Thanks to my good friend Greg and my other good friend Jay, my kids and I were introduced to the fantastic family game called 10 Days in Africa. This game - and all of its other iterations, including 10 Days in Europe, 10 Days in Asia, 10 Days in the Americas, 10 Days in the USA - is a fantastic geography lesson on top of a strategy game deep enough for adults to enjoy but functionally simple enough for even my 6-year-olds to not only grasp, but beat me at!

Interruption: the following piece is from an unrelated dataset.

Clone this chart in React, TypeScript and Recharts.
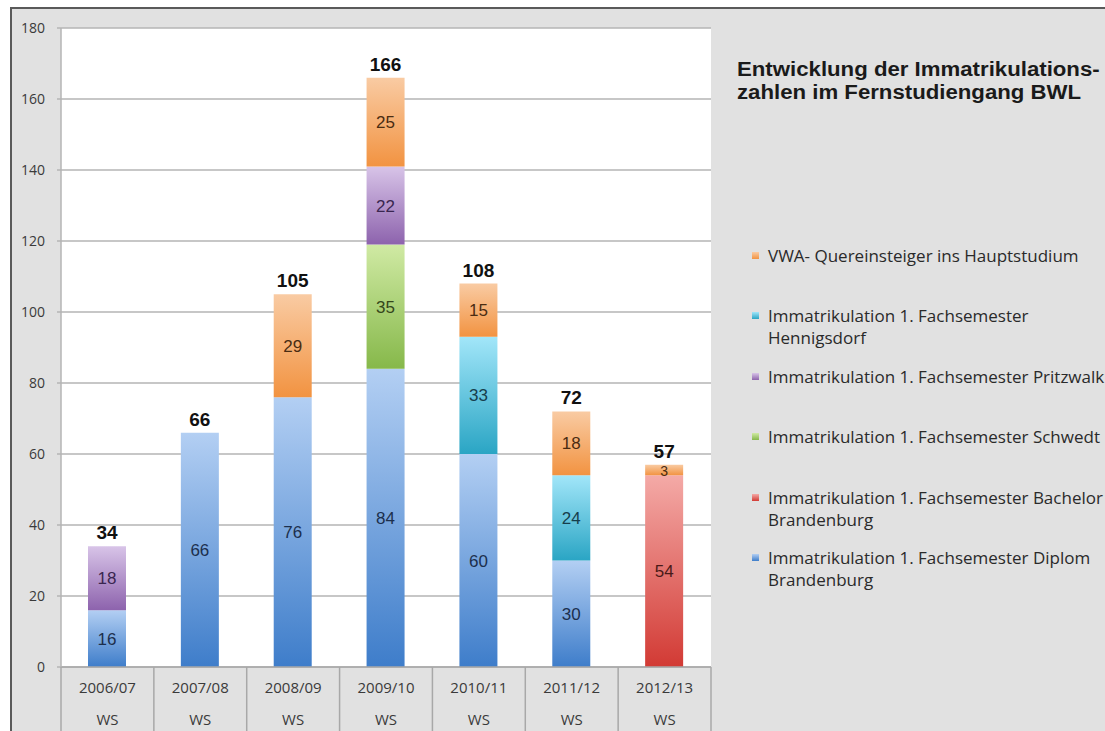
import { BarChart, Bar, XAxis, YAxis, CartesianGrid, LabelList } from 'recharts';

const semesters = ['2006/07', '2007/08', '2008/09', '2009/10', '2010/11', '2011/12', '2012/13'];
const term = 'WS';
const diplom = [16, 66, 76, 84, 60, 30, 0];
const bachelor = [0, 0, 0, 0, 0, 0, 54];
const schwedt = [0, 0, 0, 35, 0, 0, 0];
const pritzwalk = [18, 0, 0, 22, 0, 0, 0];
const hennigsdorf = [0, 0, 0, 0, 33, 24, 0];
const vwa = [0, 0, 29, 25, 15, 18, 3];
const yTicks = [0, 20, 40, 60, 80, 100, 120, 140, 160, 180];

const titleLines = ['Entwicklung der Immatrikulations-', 'zahlen im Fernstudiengang BWL'];

// stack order bottom -> top
const series = [
    { key: 'diplom', name: 'Immatrikulation 1. Fachsemester Diplom Brandenburg', values: diplom, top: '#b3cff3', bottom: '#3e7dca', text: '#1c2f4d' },
    { key: 'bachelor', name: 'Immatrikulation 1. Fachsemester Bachelor Brandenburg', values: bachelor, top: '#f4aaa7', bottom: '#d23a34', text: '#4a1a18' },
    { key: 'schwedt', name: 'Immatrikulation 1. Fachsemester Schwedt', values: schwedt, top: '#d0eaa4', bottom: '#86b84a', text: '#35461c' },
    { key: 'pritzwalk', name: 'Immatrikulation 1. Fachsemester Pritzwalk', values: pritzwalk, top: '#d8c4e8', bottom: '#8d63ad', text: '#3a2650' },
    { key: 'hennigsdorf', name: 'Immatrikulation 1. Fachsemester Hennigsdorf', values: hennigsdorf, top: '#a2e6f9', bottom: '#2aa5c4', text: '#163e4c' },
    { key: 'vwa', name: 'VWA- Quereinsteiger ins Hauptstudium', values: vwa, top: '#f9cba3', bottom: '#f29341', text: '#4a2c12' },
];

const data = semesters.map((s, i) => {
    const entry: any = { name: s };
    let total = 0;
    series.forEach((se) => {
        entry[se.key] = se.values[i];
        total += se.values[i];
    });
    entry.total = total;
    return entry;
});

const W = 1105;
const H = 731;
const PLOT_LEFT = 61;
const PLOT_RIGHT = 711;
const PLOT_TOP = 28;
const PLOT_BOTTOM = 667;
const band = (PLOT_RIGHT - PLOT_LEFT) / semesters.length;

const topSeriesKey = (i: number) => {
    let k = '';
    series.forEach((se) => {
        if (se.values[i] > 0) k = se.key;
    });
    return k;
};

const CategoryTick = (props: any) => {
    const { x, index } = props;
    const label = semesters[index];
    return (
        <g>
            <line x1={x - band / 2} x2={x - band / 2} y1={PLOT_BOTTOM} y2={H} stroke="#a8a8a8" strokeWidth={1.5} />
            {index === semesters.length - 1 && (
                <line x1={x + band / 2} x2={x + band / 2} y1={PLOT_BOTTOM} y2={H} stroke="#a8a8a8" strokeWidth={1.5} />
            )}
            <text x={x} y={PLOT_BOTTOM + 26} textAnchor="middle" fontSize={15} fill="#3a3a3a" fontFamily="Open Sans">
                {label}
            </text>
            <text x={x} y={PLOT_BOTTOM + 58} textAnchor="middle" fontSize={15} fill="#3a3a3a" fontFamily="Open Sans">
                {term}
            </text>
        </g>
    );
};

const ValueTick = (props: any) => {
    const { x, y, payload } = props;
    return (
        <text x={x} y={y} dy={5} textAnchor="end" fontSize={14} fill="#3a3a3a" fontFamily="Open Sans">
            {payload.value}
        </text>
    );
};

const LegendBox = () => {
    const items = [...series].reverse();
    return (
        <div style={{ position: 'absolute', left: 752, top: 245, fontFamily: 'Open Sans', fontSize: 17, color: '#2a2a2a' }}>
            {items.map((se) => (
                <div key={se.key} style={{ height: 60.4, display: 'flex', alignItems: 'flex-start', lineHeight: '22px' }}>
                    <div
                        style={{
                            width: 7,
                            height: 7,
                            marginTop: 7,
                            marginRight: 9,
                            flex: '0 0 auto',
                            background: `linear-gradient(${se.top}, ${se.bottom})`,
                        }}
                    />
                    <div style={{ width: 338 }}>{se.name}</div>
                </div>
            ))}
        </div>
    );
};

const SegmentLabel = (se: any) => (p: any) => {
    const { x, y, width, height, value } = p;
    if (!value) return null;
    const idx = Math.floor((x + width / 2 - PLOT_LEFT) / band);
    const cx = x + width / 2;
    const isTop = topSeriesKey(idx) === se.key;
    return (
        <g>
            <text
                x={cx}
                y={y + height / 2}
                dy={6}
                textAnchor="middle"
                fontSize={value < 10 ? 14 : 17}
                fontFamily="Liberation Sans"
                fill={se.text}
            >
                {value}
            </text>
            {isTop && (
                <text x={cx} y={y - 7} textAnchor="middle" fontSize={19} fontWeight="bold" fontFamily="Liberation Sans" fill="#111">
                    {data[idx].total}
                </text>
            )}
        </g>
    );
};

const App = () => {
    return (
        <div style={{ position: 'absolute', left: 0, top: 0, width: W, height: H, background: '#fff', overflow: 'hidden' }}>
            <div
                style={{
                    position: 'absolute',
                    left: 10,
                    top: 7,
                    width: W - 10,
                    height: H - 7,
                    background: '#e1e1e1',
                    borderLeft: '2px solid #5a5a5a',
                    borderTop: '2px solid #5a5a5a',
                    boxSizing: 'border-box',
                }}
            />
            <div
                style={{
                    position: 'absolute',
                    left: 737,
                    top: 58,
                    fontFamily: 'Liberation Sans',
                    fontWeight: 'bold',
                    fontSize: 20,
                    lineHeight: '23px',
                    color: '#1a1a1a',
                    transform: 'scaleX(1.11)',
                    transformOrigin: 'left top',
                    whiteSpace: 'nowrap',
                }}
            >
                {titleLines.map((t) => (
                    <div key={t}>{t}</div>
                ))}
            </div>
            <LegendBox />
            <div style={{ position: 'absolute', left: 0, top: 0 }}>
                <BarChart
                    width={W}
                    height={H}
                    data={data}
                    margin={{ top: PLOT_TOP, left: PLOT_LEFT - 50, right: W - PLOT_RIGHT, bottom: 0 }}
                    barSize={38}
                >
                    <defs>
                        {series.map((se) => (
                            <linearGradient key={se.key} id={`g-${se.key}`} x1="0" y1="0" x2="0" y2="1">
                                <stop offset="0%" stopColor={se.top} />
                                <stop offset="100%" stopColor={se.bottom} />
                            </linearGradient>
                        ))}
                    </defs>
                    <CartesianGrid vertical={false} stroke="#b4b4b4" strokeWidth={1.5} fill="#ffffff" />
                    <XAxis
                        dataKey="name"
                        height={H - PLOT_BOTTOM}
                        axisLine={{ stroke: '#a8a8a8', strokeWidth: 1.5 }}
                        tickLine={false}
                        tick={<CategoryTick />}
                        interval={0}
                    />
                    <YAxis
                        width={50}
                        domain={[0, 180]}
                        ticks={yTicks}
                        axisLine={{ stroke: '#b4b4b4', strokeWidth: 1.5 }}
                        tickLine={{ stroke: '#b4b4b4', strokeWidth: 1.5 }}
                        tickSize={4}
                        tickMargin={12}
                        tick={<ValueTick />}
                    />
                    {series.map((se) => (
                        <Bar key={se.key} dataKey={se.key} name={se.name} stackId="a" fill={`url(#g-${se.key})`} isAnimationActive={false}>
                            <LabelList dataKey={se.key} content={SegmentLabel(se)} />
                        </Bar>
                    ))}
                </BarChart>
            </div>
        </div>
    );
};

export default App;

Each player has 10 days in which to fulfill a trip across Africa by foot, by car, and by plane. Seems easy enough. But the complexity is this: you first fill each of your 10 slots with a random draw of countries and vehicles for travel. Then, in turns, you try to make sense of your jumble, organize the travel correctly, and draw new cards as-needed to make your trip work, all in-secret with your tiles facing away from your opponent. The first one to complete 10 days is the winner.

Players travel by foot to contiguous countries. A car tile allows the player to skip 1 country in between, and a plane tile allows a player to travel from one color of country to the same-colored country using that color of plane (a blue plane allows a player to travel from one blue country to another one anywhere on the continent, red for red, yellow for yellow). 

In Which Isaac and Dominic Conspire
The concept is so simple, but it really makes players think tactically, given your introductory jumble of tiles, about how to quickly put things in order. How does one know if one should start with one of or even any of the tiles they currently have, given what one could draw? 

Endlessly complex and engaging, this game also has given my kids a sense of geography. Each tile includes not only the name and shape (and color for game purposes) of each country in the massive continent, but population and capital as well! 

Tangentially: I tend to listen to NPR in the mornings as I prepare breakfast for the boys before school. With all of the news around ebola, we have played this game, and my kids were able to identify the countries threatened by the disease. They also got a sense of just how vast a continent Africa is, and just how far away other countries are from the threat. 

This is one of those games you can play as a family or even as a date-night couples game (2-4 players). 

One of these days, we'd love to get the other games and find a way to link each of them into one uber-game: 10 days around the world!

1 comment:

  1. Greg first introduced the game to me, and now we have Africa, Europe, Asia, and the USA. I really enjoy Europe for some reason (I think it's the sea travel), but they are all fun. And we have played 30 days across Africa/Europe/Asia, which is pretty maddening.

    One warning about this as a "date night" game though: it can be challenging to carry on a conversation while playing the game. The first time I played it, the usual talking/banter/barnyard-animal-noises that accompanies gaming at Greg's house was going on. But as we started to look at our tiles, the table fell silent for several minutes as we tried to get our minds around how to organize the 10-day route. As Noah suggested: while the rules are simple enough that anyone can grasp them in a matter of minutes, the tactics can be pretty mind-bending.